Syria, the only Arab nation on the Security Council, had been pressing for a vote since last week's decision by Israel's security Cabinet to "remove"Arafat in a manner and time to be decided.
At a council meeting Monday, virtually all the more than 40 speakers condemned Israel's threats against Arafat.
U.S. Deputy Ambassador James Cunningham informed the council Tuesday morning that the United States would veto the latest draft.
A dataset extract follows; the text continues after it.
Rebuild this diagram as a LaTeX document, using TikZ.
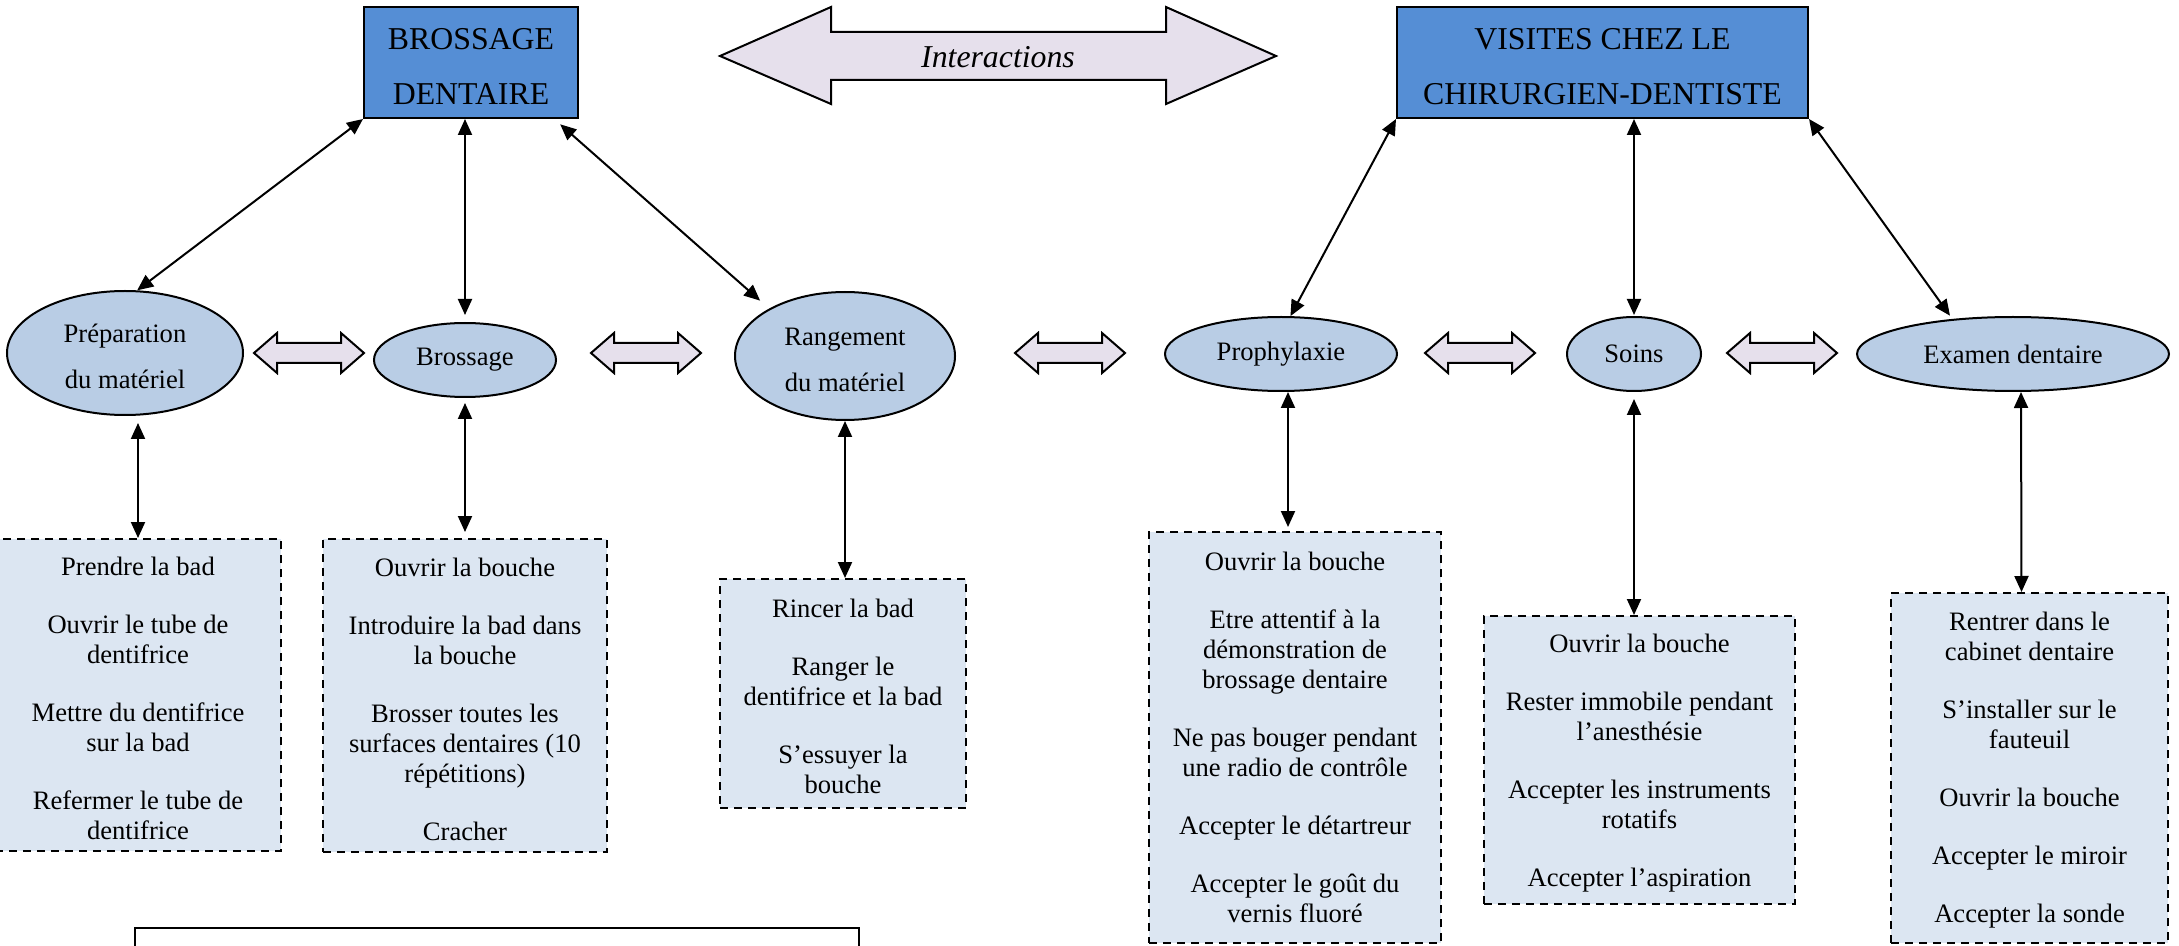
\documentclass[tikz,border=0pt]{standalone}
\usepackage{fontspec}
\setmainfont{Liberation Serif}
\usepackage{tikz}
\usetikzlibrary{calc}
\usetikzlibrary{shapes}
\usetikzlibrary{arrows.meta}

\definecolor{headblue}{HTML}{558ED5}
\definecolor{ovalblue}{HTML}{B9CDE5}
\definecolor{listblue}{HTML}{DCE6F2}
\definecolor{lilac}{HTML}{E6E0EC}

\begin{document}
\begin{tikzpicture}[x=0.5pt,y=-0.5pt,
        head/.style={draw,line width=1pt,fill=headblue,inner sep=0pt,align=center,font=\fontsize{15.9}{27.5}\selectfont},
        oval/.style={ellipse,draw,line width=1pt,fill=ovalblue,inner sep=0pt,align=center,font=\fontsize{13.3}{23}\selectfont},
        tasks/.style={draw,dash pattern=on 4pt off 3pt,line width=1pt,fill=listblue,inner sep=0pt,align=center,font=\fontsize{13.3}{15}\selectfont},
        link/.style={line width=1pt,{Triangle[length=8pt,width=7pt]}-{Triangle[length=8pt,width=7pt]}},
        twin/.style={draw,line width=1pt,fill=lilac,line join=miter}]
        \newcommand*\gap{\\[14pt]}
        \newcommand*\lift[1]{\rule{0pt}{#1}}
        \clip (0,0) rectangle (2179,946);
        % the two themes
        \node[head,minimum width=107pt,minimum height=55.5pt] (brush) at (471,62.5) {\lift{14.5pt}BROSSAGE\\DENTAIRE};
        \node[head,minimum width=205.5pt,minimum height=55.5pt] (visit) at (1602.5,62.5) {\lift{14.5pt}VISITES CHEZ LE\\CHIRURGIEN-DENTISTE};
        \draw[twin] (720,56) -- (831,7) -- (831,32) -- (1166,32) -- (1166,7) -- (1276,56) -- (1166,104) -- (1166,80) -- (831,80) -- (831,104) -- cycle;
        \node[font=\fontsize{15.9}{18}\selectfont\itshape] (inter) at (998,57) {Interactions};
        % steps
        \node[oval,minimum width=118pt,minimum height=62pt] (prep) at (125,353) {\lift{13pt}Préparation\\du matériel};
        \node[oval,minimum width=91pt,minimum height=37pt] (bros) at (465,360) {Brossage};
        \node[oval,minimum width=110pt,minimum height=64pt] (rang) at (845,356) {\lift{13pt}Rangement\\du matériel};
        \node[oval,minimum width=116pt,minimum height=37pt] (proph) at (1281,354) {Prophylaxie};
        \node[oval,minimum width=67pt,minimum height=37pt] (soins) at (1634,354) {Soins};
        \node[oval,minimum width=156pt,minimum height=37pt] (exam) at (2013,354) {Examen dentaire};
        \foreach \cx in {309,646,1070,1480,1782} {
            \draw[twin] (\cx-55,353) -- (\cx-32,333) -- (\cx-32,343) -- (\cx+32,343) -- (\cx+32,333) -- (\cx+55,353) -- (\cx+32,373) -- (\cx+32,363) -- (\cx-32,363) -- (\cx-32,373) -- cycle;}
        % task lists
        \node[tasks,minimum width=143pt,minimum height=156pt] (l1) at (138,695) {\lift{13pt}Prendre la bad\gap Ouvrir le tube de\\dentifrice\gap Mettre du dentifrice\\sur la bad\gap Refermer le tube de\\dentifrice};
        \node[tasks,minimum width=142pt,minimum height=156.5pt] (l2) at (465,695.5) {\lift{13pt}Ouvrir la bouche\gap Introduire la bad dans\\la bouche\gap Brosser toutes les\\surfaces dentaires (10\\répétitions)\gap Cracher};
        \node[tasks,minimum width=123pt,minimum height=114.5pt] (l3) at (843,693.5) {\lift{12pt}Rincer la bad\gap Ranger le\\dentifrice et la bad\gap S’essuyer la\\bouche};
        \node[tasks,minimum width=146pt,minimum height=205.5pt] (l4) at (1295,737.5) {\lift{9.5pt}Ouvrir la bouche\gap Etre attentif à la\\démonstration de\\brossage dentaire\gap Ne pas bouger pendant\\une radio de contrôle\gap Accepter le détartreur\gap Accepter le goût du\\vernis fluoré};
        \node[tasks,minimum width=155.5pt,minimum height=144pt] (l5) at (1639.5,760) {\lift{12pt}Ouvrir la bouche\gap Rester immobile pendant\\l’anesthésie\gap Accepter les instruments\\rotatifs\gap Accepter l’aspiration};
        \node[tasks,minimum width=138.5pt,minimum height=175pt] (l6) at (2029.5,768) {\lift{11pt}Rentrer dans le\\cabinet dentaire\gap S’installer sur le\\fauteuil\gap Ouvrir la bouche\gap Accepter le miroir\gap Accepter la sonde};
        % links
        \draw[link] (brush.south west) -- (prep.79);
        \draw[link,shorten >=3.5pt] (brush.south -| bros.north) -- (bros.north);
        \draw[link,shorten <=4pt,shorten >=6pt] ($(brush.south)!0.77!(brush.south east)$) -- (rang.148);
        \draw[link] (visit.south west) -- (proph.76);
        \draw[link,shorten >=0.5pt] (visit.south -| soins.north) -- (soins.north);
        \draw[link,shorten >=2pt] (visit.south east) -- (exam.150);
        \draw[link,shorten <=3.5pt] (l1.north |- prep.south) -- (l1.north);
        \draw[link,shorten <=2.5pt,shorten >=3pt] (bros.south) -- (bros.south |- l2.north);
        \draw[link] (rang.south) -- (rang.south |- l3.north);
        \draw[link,shorten >=2pt] ($(proph.south)+(7,0)$) -- ($(l4.north)+(-7,0)$);
        \draw[link,shorten <=3.5pt] (soins.south) -- (soins.south |- l5.north);
        \draw[link] ($(exam.south)+(8,0)$) -- ($(l6.north)+(-8,0)$);
        \draw[line width=1.2pt] (135,928) rectangle (859,990);
\end{tikzpicture}
\end{document}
The council put off a vote for several hours, and some council members expressed hope that a compromise could be found but none was offered.
Immediately after the vote, America's U.N. Ambassador John Negroponte reiterated that the United States doesn't support the elimination or forced exile of Arafat and believes that his diplomatic isolation is the best course.
He said the United States was forced to use its veto because the resolution failed to name groups such as Hamas and the Al-Aqsa Martyrs Brigade, which has claimed credit for numerous suicide bombings and other attacks against Israelis.
"The Palestinian Authority must take action to remove the threat of terrorist groups,"he said.
Israel blames Arafat for sabotaging the peace process.
Cunningham said he told council members that the latest text was unacceptable because it would not promote the peace plan known as the "road map,"which is backed by the United States, the United Nations, the European Union and Russia.
Britain, which holds the council presidency this month, proposed amendments on Monday dealing with implementation of the "road map,"but Syria rejected them.
Syria's U.N. Ambassador Fayssal Mekdad expressed regret at the vote, calling the resolution "highly balanced,"and noting that most of the language came from previous resolutions that had been adopted by the Security Council.
"The fact that the U.S. delegation used its veto is something extremely regrettable," he said. "It only complicates a situation in the Middle East that is already very complicated."
Last Friday, the 15 council members including the United States agreed on a press statement expressing "the view that the removal of chairman Arafat would be unhelpful and should not be implemented."
But Cunningham stressed that a press statement on a single issue was far different from a legally binding Security Council resolution.
"Extracting that one piece of the situation and embedding it in a Security Council resolution that has a lot of other things wrapped around it is a different proposition," he said.